Non seulement les Cartes Professionnelles sont délivrées de façon arbitraire et hermétique mais de plus, elles deviennent de façon absurde absolument nécessaires pour l’obtention d’une Autorisation de Tournage. Il devient de fait interdit pour quelqu’un qui n’a pas de Carte Professionnelle de faire un film. Ce mécanisme sournois est l’un des plus liberticides que la culture ait connu en Tunisie. Il impose un processus professionnel datant des années soixante et empêche tout simplement les citoyens de filmer, expérimenter, créer, s’exercer, etc.
Ces mesures prises les derniers mois avant la chute de la dictature viennent s’ajouter à nombre de mesures et de mécanismes existant rendant le secteur du cinéma l’un des systèmes les plus verrouillé du pays : inexistence de mécanismes de financement des films sauf les subventions de l’état (ce qui induit une grande perversité du système qui rend ces subventions des moyens de pression et d’uniformisation), une commission de censure qui siège au Ministère de l’Intérieur et non au Ministère de la Culture (ce qui met de facto le cinéma et la création sous la botte de la police), des infractions répétées à certaines lois protégeant en principe le cinéma sans que l’état ne prenne des mesures pour les empêcher ou les punir (comme la loi qui interdit la transformation d’une salle de cinéma en un autre commerce et qui a été bafouée des dizaines de fois).
Nos revendications s’articulent donc essentiellement sur deux aspects fondamentaux : une libération créative et une revalorisation socioprofessionnelle des travailleurs du cinéma en Tunisie.
Les signataires de la présente pétition «Cinéma libre» demandent expressément :
1. Le retour à un cahier des charges souple pour la création d’une société de production.
2. La refonte totale, progressiste et démocratique de la loi concernant la Carte Professionnelle.
3. La séparation entre les Autorisations de Tournage et les Cartes Professionnelles.
4. L’annulation de l’obligation de l’Autorisation de Tournage pour tout tournage effectué par une équipe de moins de quatre personnes ou en intérieur ou sans la fixation de l’appareil de prise de vue sur un trépied (si en extérieur).

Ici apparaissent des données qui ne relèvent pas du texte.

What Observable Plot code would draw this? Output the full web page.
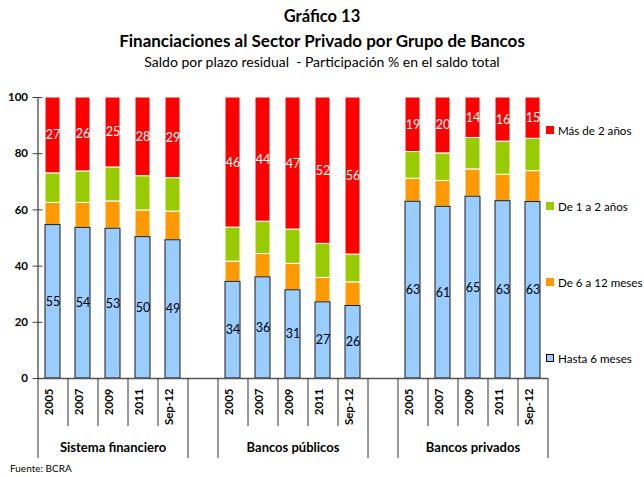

5. La réforme du système des subventions et la diversification des moyens de financements des films par la création de législations adéquates (Tax Shelter, Caisses Régionales d’Aides à la Production, etc.).
6. La dissolution de la commission de censure et la création d’un simple comité de classification des films qui dépend uniquement du Ministère de la Culture (en film tout public, film pour public jeune et adulte, film pour public adulte seulement).
7. Le lancement d’un plan d’urgence de sauvetage des salles de cinémas (encouragements législatifs et fiscaux à la réouverture des salles fermées et à la création de nouvelles salles, régularisations des commerces qui se sont installés illégalement dans d’anciennes salles par des mesures de substitutions, etc.).
8. La refonte et la réactivation des mécanismes de Propriétés Intellectuelles et des Droits d’Auteurs.
9. La création d’un système de protection sociale de type «intermittents du spectacle» pour les travailleurs du cinéma et de toutes les autres disciplines artistiques.
10. Le lancement des États Généraux du Cinéma.